ORLEN Group reduces CO2 emissions at Sleipner Area on Norwegian Continental Shelf


Yet another production installation used by ORLEN Group on the Norwegian Continental Shelf has been connected to clean energy generated onshore. The electrification of the Sleipner field will prevent 160,000 tonnes of carbon dioxide emissions per year. About two-thirds of the gas production of PGNiG Upstream Norway in 2024 will be carried out using facilities powered from shore.

The electrification of the Sleipner field in the North Sea will enable the phase-out of two gas turbines that have provided the energy necessary for its installations. This will significantly reduce CO2 emissions associated with oil and gas production, as electric energy supplied from shore comes almost 100 per cent from zero-emission, renewable energy sources.

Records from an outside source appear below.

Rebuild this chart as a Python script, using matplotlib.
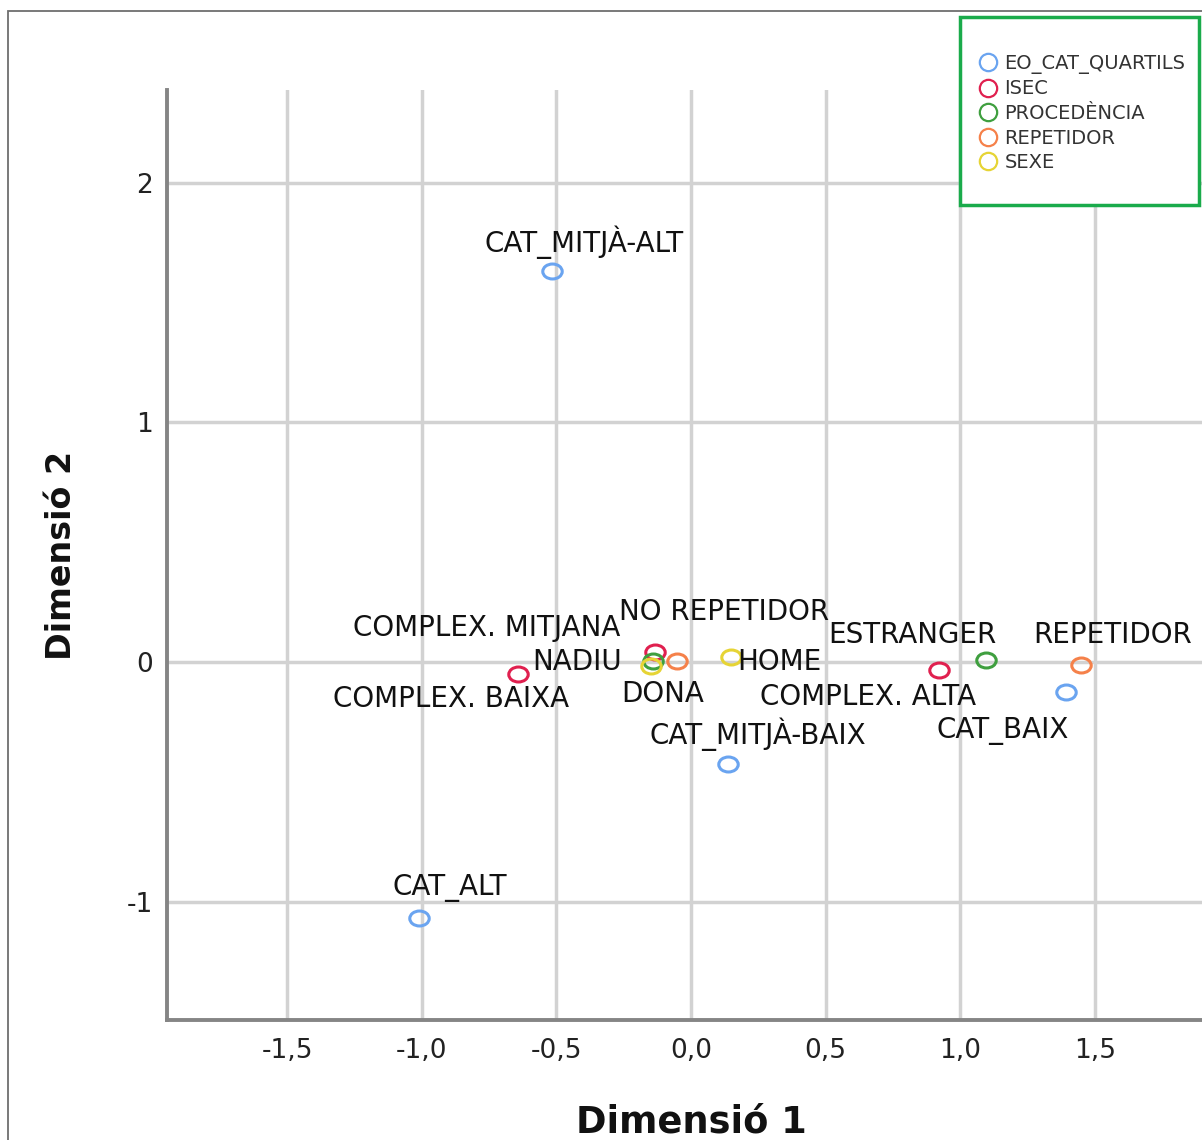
import matplotlib
matplotlib.use('Agg')
from matplotlib import pyplot as plt
from matplotlib.lines import Line2D
from matplotlib.markers import MarkerStyle
from matplotlib.patches import Rectangle
from matplotlib.path import Path
from matplotlib.transforms import Affine2D

# variables (legend) and their colours
VARS = ['EO_CAT_QUARTILS', 'ISEC', 'PROCEDÈNCIA', 'REPETIDOR', 'SEXE']
COLORS = ['#6aa4f0', '#e0204f', '#3f9f3f', '#f5814a', '#e6d435']

# category points
labels = ['CAT_MITJÀ-ALT', 'CAT_ALT', 'CAT_MITJÀ-BAIX', 'CAT_BAIX',
          'COMPLEX. BAIXA', 'COMPLEX. MITJANA', 'COMPLEX. ALTA',
          'NADIU', 'ESTRANGER',
          'NO REPETIDOR', 'REPETIDOR',
          'DONA', 'HOME']
groups = [0, 0, 0, 0, 1, 1, 1, 2, 2, 3, 3, 4, 4]
dim1 = [-0.516, -1.010, 0.137, 1.392, -0.642, -0.134, 0.921,
        -0.141, 1.095, -0.052, 1.448, -0.149, 0.149]
dim2 = [1.631, -1.068, -0.426, -0.125, -0.050, 0.042, -0.033,
        0.004, 0.008, 0.004, -0.013, -0.017, 0.021]

# label offsets from the point, in pixels
offsets = [(32, 29), (31, 30), (30, 30), (-63, -39),
           (-67, -25), (-168, 24), (-71, -27),
           (-76, -1), (-73, 25),
           (47, 49), (32, 30),
           (12, -28), (48, -5)]

xticks = [-1.5, -1.0, -0.5, 0.0, 0.5, 1.0, 1.5]
xticklabels = ['-1,5', '-1,0', '-0,5', '0,0', '0,5', '1,0', '1,5']
yticks = [-1, 0, 1, 2]
yticklabels = ['-1', '0', '1', '2']

plt.rcParams['font.family'] = ['DejaVu Sans']

W, H = 1202, 1140
fig = plt.figure(figsize=(W / 100, H / 100), dpi=100)
ax = fig.add_axes([167 / W, 1 - 1020 / H, (1215 - 167) / W, (1020 - 90) / H])

# outer frame of the picture
fig.patches.append(Rectangle((8 / W, -0.05), 1.2, 1.05 - 11 / H, transform=fig.transFigure,
                             fill=False, edgecolor='#6e6e6e', linewidth=1.3))

ell = MarkerStyle(Path.unit_circle().transformed(Affine2D().scale(1.3, 1.0)))
for i in range(len(labels)):
    c = COLORS[groups[i]]
    ax.plot(dim1[i], dim2[i], linestyle='none', marker=ell, markersize=14,
            markerfacecolor='none', markeredgecolor=c, markeredgewidth=2.2, zorder=3)
    ax.annotate(labels[i], (dim1[i], dim2[i]), xytext=offsets[i], textcoords='offset pixels',
                ha='center', va='center', fontsize=20, color='#111111', zorder=4)

ax.set_xlim(-1.946, 1.946)
ax.set_ylim(-1.494, 2.386)
ax.set_xticks(xticks)
ax.set_xticklabels(xticklabels)
ax.set_yticks(yticks)
ax.set_yticklabels(yticklabels)
ax.tick_params(axis='both', length=0, labelsize=19, labelcolor='#222222')
ax.tick_params(axis='x', pad=13)
ax.tick_params(axis='y', pad=10)
ax.grid(True, color='#d2d2d2', linewidth=2.5)
ax.set_axisbelow(True)
for s in ['top', 'right']:
    ax.spines[s].set_visible(False)
for s in ['left', 'bottom']:
    ax.spines[s].set_color('#858585')
    ax.spines[s].set_linewidth(2.8)

ax.set_xlabel('Dimensió 1', fontsize=26.5, fontweight='bold', color='#111111')
ax.set_ylabel('Dimensió 2', fontsize=24, fontweight='bold', color='#111111')
ax.xaxis.label.set_va('center')
ax.xaxis.set_label_coords(0.5, (1020 - 1122) / 930)
ax.yaxis.label.set_rotation_mode('default')
ax.yaxis.label.set_va('center')
ax.yaxis.set_label_coords((62 - 167) / 1048, 0.5)

# legend box (white, covers the grid) and entries
fig.patches.append(Rectangle((960 / W, 1 - 205 / H), (1199 - 960) / W, (205 - 17) / H,
                             transform=fig.transFigure, facecolor='white',
                             edgecolor='#1aab4b', linewidth=2.5, zorder=4))
handles = [Line2D([], [], linestyle='none', marker='o', markersize=12.5,
                  markerfacecolor='none', markeredgecolor=c, markeredgewidth=1.6)
           for c in COLORS]
leg = fig.legend(handles, VARS, loc='center left', bbox_to_anchor=(978 / W, 1 - 113 / H),
                 frameon=False, borderpad=0, fontsize=14, handlelength=1.0,
                 handletextpad=0.35, labelspacing=0.29, borderaxespad=0)
leg.set_zorder(5)
for t in leg.get_texts():
    t.set_color('#333333')

fig.savefig('out.png', dpi=100)
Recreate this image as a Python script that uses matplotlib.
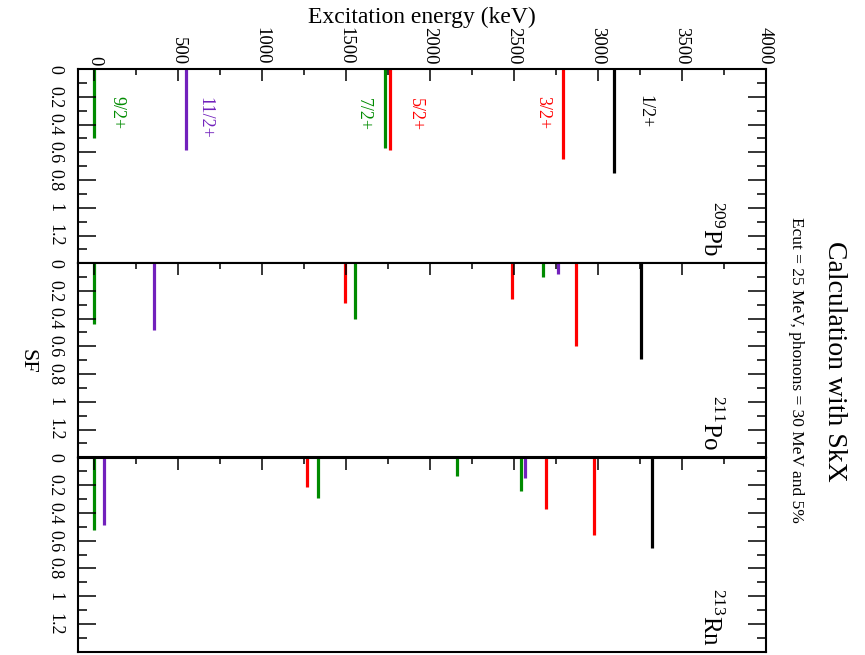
import numpy as np
import matplotlib
matplotlib.use("Agg")
import matplotlib.pyplot as plt

plt.rcParams['font.family'] = ['Liberation Serif', 'DejaVu Serif']
plt.rcParams['mathtext.fontset'] = 'custom'
plt.rcParams['mathtext.rm'] = 'Liberation Serif'

# --- data (energy in keV, spectroscopic factor) ---
nuclei = ['209', '211', '213']
symbols = ['Pb', 'Po', 'Rn']

pb_energy = [0, 545, 1732, 1764, 2794, 3095]
pb_sf = [0.50, 0.58, 0.57, 0.58, 0.65, 0.75]
pb_spin = ['9/2+', '11/2+', '7/2+', '5/2+', '3/2+', '1/2+']

po_energy = [0, 353, 1494, 1552, 2490, 2671, 2761, 2871, 3257]
po_sf = [0.44, 0.48, 0.29, 0.40, 0.26, 0.10, 0.08, 0.60, 0.69]
po_spin = ['9/2+', '11/2+', '5/2+', '7/2+', '5/2+', '7/2+', '11/2+', '3/2+', '1/2+']

rn_energy = [0, 60, 1270, 1333, 2160, 2543, 2565, 2690, 2977, 3325]
rn_sf = [0.52, 0.49, 0.21, 0.29, 0.13, 0.24, 0.15, 0.37, 0.56, 0.65]
rn_spin = ['9/2+', '11/2+', '5/2+', '7/2+', '9/2+', '7/2+', '11/2+', '5/2+', '3/2+', '1/2+']

# spin labels shown in the top panel: (text, energy, SF)
pb_labels = [('9/2+', 135, 0.31), ('11/2+', 660, 0.35), ('7/2+', 1602, 0.325),
             ('5/2+', 1911, 0.33), ('3/2+', 2670, 0.31), ('1/2+', 3283, 0.31)]

energy_ticks = np.arange(0, 4001, 500)
sf_ticks = [0, 0.2, 0.4, 0.6, 0.8, 1.0, 1.2]
sf_ticklabels = ['0', '0.2', '0.4', '0.6', '0.8', '1', '1.2']

spin_colors = {
    '1/2+': 'black',
    '3/2+': '#ff0000',
    '5/2+': '#ff0000',
    '7/2+': '#008b00',
    '9/2+': '#008b00',
    '11/2+': '#7221bc',
}

panels = [(pb_energy, pb_sf, pb_spin), (po_energy, po_sf, po_spin), (rn_energy, rn_sf, rn_spin)]

fig = plt.figure(figsize=(8.65, 6.55), dpi=100)

left, width = 0.0896, 0.7954
height = 0.2965
bottoms = [0.5980, 0.3018, 0.0050]

for i, (energy, sf, spin) in enumerate(panels):
    ax = fig.add_axes([left, bottoms[i], width, height])
    cols = [spin_colors[s] for s in spin]
    ax.vlines(energy, 0, sf, colors=cols, linewidth=2.3, zorder=1)

    ax.set_xlim(-100, 4000)
    ax.set_ylim(1.4, 0)

    ax.xaxis.tick_top()
    ax.set_xticks(energy_ticks)
    ax.set_xticks(np.arange(250, 4000, 500), minor=True)
    ax.tick_params(axis='x', which='both', direction='in', top=True, bottom=False,
                   labeltop=(i == 0), labelbottom=False, width=1.1,
                   labelsize=13.5, labelrotation=270, pad=3)
    ax.tick_params(axis='x', which='major', length=8.6)
    ax.tick_params(axis='x', which='minor', length=4.3)

    ax.set_yticks(sf_ticks, labels=sf_ticklabels)
    ax.set_yticks(np.arange(0.1, 1.35, 0.2), minor=True)
    ax.tick_params(axis='y', which='both', direction='in', left=True, right=True,
                   labelleft=True, labelright=False, width=1.1,
                   labelsize=13, labelrotation=270, pad=10)
    ax.tick_params(axis='y', which='major', length=13)
    ax.tick_params(axis='y', which='minor', length=6.5)
    for lbl in ax.get_yticklabels():
        lbl.set_va('center')

    for sp in ax.spines.values():
        sp.set_linewidth(1.5)

    ax.text(0.92, 0.18, r'$^{%s}$%s' % (nuclei[i], symbols[i]), transform=ax.transAxes,
            rotation=270, ha='center', va='center', fontsize=18)

    if i == 0:
        for txt, e, s in pb_labels:
            ax.text(e, s, txt, rotation=270, ha='center', va='center',
                    fontsize=13, color=spin_colors[txt])

fig.text(0.4873, 0.974, 'Excitation energy (keV)', ha='center', va='center', fontsize=17)
fig.text(27 / 865, 1 - 361 / 655, 'SF', rotation=270, ha='center', va='center', fontsize=16)
fig.text(834 / 865, 1 - 361 / 655, 'Calculation with SkX', rotation=270,
         ha='center', va='center', fontsize=20)
fig.text(796 / 865, 1 - 370 / 655, 'Ecut = 25 MeV, phonons = 30 MeV and 5%', rotation=270,
         ha='center', va='center', fontsize=12.5)

fig.savefig('out.png', dpi=100)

Sleipner’s installations process production from several fields in the Sleipner Area, located in the central part of the North Sea. PGNiG Upstream Norway holds an approximate 25% stake in Sleipner, which provides the company with access to more than 26 million barrels of oil equivalent remaining recoverable reserves. In 2024, PGNiG Upstream Norway will produce 3.4 Mboe of hydrocarbons from Sleipner.

Sleipner was electrified with a 28-km long subsea power cable connected to the Gina Krog platform, which has been supplied with power from shore since 2023. Apart from Sleipner and Gina Krog, PGNiG Upstream Norway is a license partner in two other fields powered from shore – Ormen Lange and Duva. Total production from all ORLEN Group’s electrified fields will exceed 3.0 bcm of gas in 2024. This means that approximately 66 per cent of total gas production by PGNiG Upstream Norway will be carried out using facilities powered by almost zero-emission energy.

The company is also developing the Fenris field and the Yggdrasil production area, which will be supplied with onshore energy from the start of operations.

Apart from ORLEN Group, the shareholders of Sleipner are Equinor Energy (operator) and Vår Energi.